Without the images, write out the whole listing exactly.
◆ ◆ ◆
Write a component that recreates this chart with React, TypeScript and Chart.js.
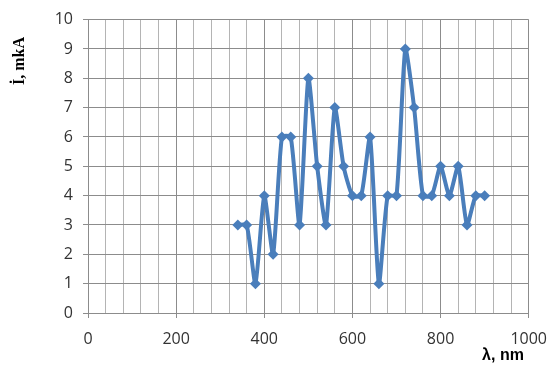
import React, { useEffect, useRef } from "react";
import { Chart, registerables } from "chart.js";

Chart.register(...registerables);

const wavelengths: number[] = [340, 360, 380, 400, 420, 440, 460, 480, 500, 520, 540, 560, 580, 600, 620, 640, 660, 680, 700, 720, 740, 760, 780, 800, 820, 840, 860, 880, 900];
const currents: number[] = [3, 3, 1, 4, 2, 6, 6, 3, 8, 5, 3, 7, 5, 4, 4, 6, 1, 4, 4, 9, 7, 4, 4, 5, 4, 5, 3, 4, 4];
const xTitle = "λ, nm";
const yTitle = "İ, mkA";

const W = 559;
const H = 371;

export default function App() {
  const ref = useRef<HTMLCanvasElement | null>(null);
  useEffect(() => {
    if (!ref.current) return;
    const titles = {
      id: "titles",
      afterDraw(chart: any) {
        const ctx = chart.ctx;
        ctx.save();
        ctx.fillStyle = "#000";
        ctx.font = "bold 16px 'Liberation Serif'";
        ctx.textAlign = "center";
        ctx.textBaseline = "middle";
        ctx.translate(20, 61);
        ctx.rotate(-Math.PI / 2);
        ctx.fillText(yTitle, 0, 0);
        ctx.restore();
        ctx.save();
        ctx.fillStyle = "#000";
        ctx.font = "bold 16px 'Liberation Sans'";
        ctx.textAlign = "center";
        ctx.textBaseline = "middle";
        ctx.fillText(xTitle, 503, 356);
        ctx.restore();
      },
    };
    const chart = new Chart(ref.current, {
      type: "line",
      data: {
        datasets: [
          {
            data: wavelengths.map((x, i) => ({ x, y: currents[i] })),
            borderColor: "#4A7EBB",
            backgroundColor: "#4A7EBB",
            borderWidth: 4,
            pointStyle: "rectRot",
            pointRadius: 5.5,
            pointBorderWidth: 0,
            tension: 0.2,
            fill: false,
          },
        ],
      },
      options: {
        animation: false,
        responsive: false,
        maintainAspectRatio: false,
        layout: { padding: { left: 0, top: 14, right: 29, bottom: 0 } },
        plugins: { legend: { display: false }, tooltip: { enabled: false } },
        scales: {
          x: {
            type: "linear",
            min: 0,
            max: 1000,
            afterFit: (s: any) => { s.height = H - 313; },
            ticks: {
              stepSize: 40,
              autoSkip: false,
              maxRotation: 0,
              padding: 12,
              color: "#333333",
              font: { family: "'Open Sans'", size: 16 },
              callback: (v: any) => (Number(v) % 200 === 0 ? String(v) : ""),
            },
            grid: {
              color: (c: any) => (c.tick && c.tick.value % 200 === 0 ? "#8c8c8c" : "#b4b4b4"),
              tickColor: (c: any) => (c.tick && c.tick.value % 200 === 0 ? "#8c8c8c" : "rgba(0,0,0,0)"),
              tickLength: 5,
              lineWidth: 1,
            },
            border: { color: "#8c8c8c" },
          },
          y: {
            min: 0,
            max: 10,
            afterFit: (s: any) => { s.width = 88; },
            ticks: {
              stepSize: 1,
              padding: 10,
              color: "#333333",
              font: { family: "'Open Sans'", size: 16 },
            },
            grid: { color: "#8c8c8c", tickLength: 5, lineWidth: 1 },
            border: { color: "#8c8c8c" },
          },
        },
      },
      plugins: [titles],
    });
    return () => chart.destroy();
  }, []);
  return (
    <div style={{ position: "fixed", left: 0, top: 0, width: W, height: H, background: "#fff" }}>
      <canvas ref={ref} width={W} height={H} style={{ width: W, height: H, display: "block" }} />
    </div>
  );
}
◆ ◆ ◆
## EXERCISE ANSWER
Write a component that recreates this chart with React, TypeScript and Chart.js.
import React, { useEffect, useRef } from "react";
import { Chart, registerables } from "chart.js";

Chart.register(...registerables);

const wavelengths: number[] = [340, 360, 380, 400, 420, 440, 460, 480, 500, 520, 540, 560, 580, 600, 620, 640, 660, 680, 700, 720, 740, 760, 780, 800, 820, 840, 860, 880, 900];
const currents: number[] = [3, 3, 1, 4, 2, 6, 6, 3, 8, 5, 3, 7, 5, 4, 4, 6, 1, 4, 4, 9, 7, 4, 4, 5, 4, 5, 3, 4, 4];
const xTitle = "λ, nm";
const yTitle = "İ, mkA";

const W = 559;
const H = 371;

export default function App() {
  const ref = useRef<HTMLCanvasElement | null>(null);
  useEffect(() => {
    if (!ref.current) return;
    const titles = {
      id: "titles",
      afterDraw(chart: any) {
        const ctx = chart.ctx;
        ctx.save();
        ctx.fillStyle = "#000";
        ctx.font = "bold 16px 'Liberation Serif'";
        ctx.textAlign = "center";
        ctx.textBaseline = "middle";
        ctx.translate(20, 61);
        ctx.rotate(-Math.PI / 2);
        ctx.fillText(yTitle, 0, 0);
        ctx.restore();
        ctx.save();
        ctx.fillStyle = "#000";
        ctx.font = "bold 16px 'Liberation Sans'";
        ctx.textAlign = "center";
        ctx.textBaseline = "middle";
        ctx.fillText(xTitle, 503, 356);
        ctx.restore();
      },
    };
    const chart = new Chart(ref.current, {
      type: "line",
      data: {
        datasets: [
          {
            data: wavelengths.map((x, i) => ({ x, y: currents[i] })),
            borderColor: "#4A7EBB",
            backgroundColor: "#4A7EBB",
            borderWidth: 4,
            pointStyle: "rectRot",
            pointRadius: 5.5,
            pointBorderWidth: 0,
            tension: 0.2,
            fill: false,
          },
        ],
      },
      options: {
        animation: false,
        responsive: false,
        maintainAspectRatio: false,
        layout: { padding: { left: 0, top: 14, right: 29, bottom: 0 } },
        plugins: { legend: { display: false }, tooltip: { enabled: false } },
        scales: {
          x: {
            type: "linear",
            min: 0,
            max: 1000,
            afterFit: (s: any) => { s.height = H - 313; },
            ticks: {
              stepSize: 40,
              autoSkip: false,
              maxRotation: 0,
              padding: 12,
              color: "#333333",
              font: { family: "'Open Sans'", size: 16 },
              callback: (v: any) => (Number(v) % 200 === 0 ? String(v) : ""),
            },
            grid: {
              color: (c: any) => (c.tick && c.tick.value % 200 === 0 ? "#8c8c8c" : "#b4b4b4"),
              tickColor: (c: any) => (c.tick && c.tick.value % 200 === 0 ? "#8c8c8c" : "rgba(0,0,0,0)"),
              tickLength: 5,
              lineWidth: 1,
            },
            border: { color: "#8c8c8c" },
          },
          y: {
            min: 0,
            max: 10,
            afterFit: (s: any) => { s.width = 88; },
            ticks: {
              stepSize: 1,
              padding: 10,
              color: "#333333",
              font: { family: "'Open Sans'", size: 16 },
            },
            grid: { color: "#8c8c8c", tickLength: 5, lineWidth: 1 },
            border: { color: "#8c8c8c" },
          },
        },
      },
      plugins: [titles],
    });
    return () => chart.destroy();
  }, []);
  return (
    <div style={{ position: "fixed", left: 0, top: 0, width: W, height: H, background: "#fff" }}>
      <canvas ref={ref} width={W} height={H} style={{ width: W, height: H, display: "block" }} />
    </div>
  );
}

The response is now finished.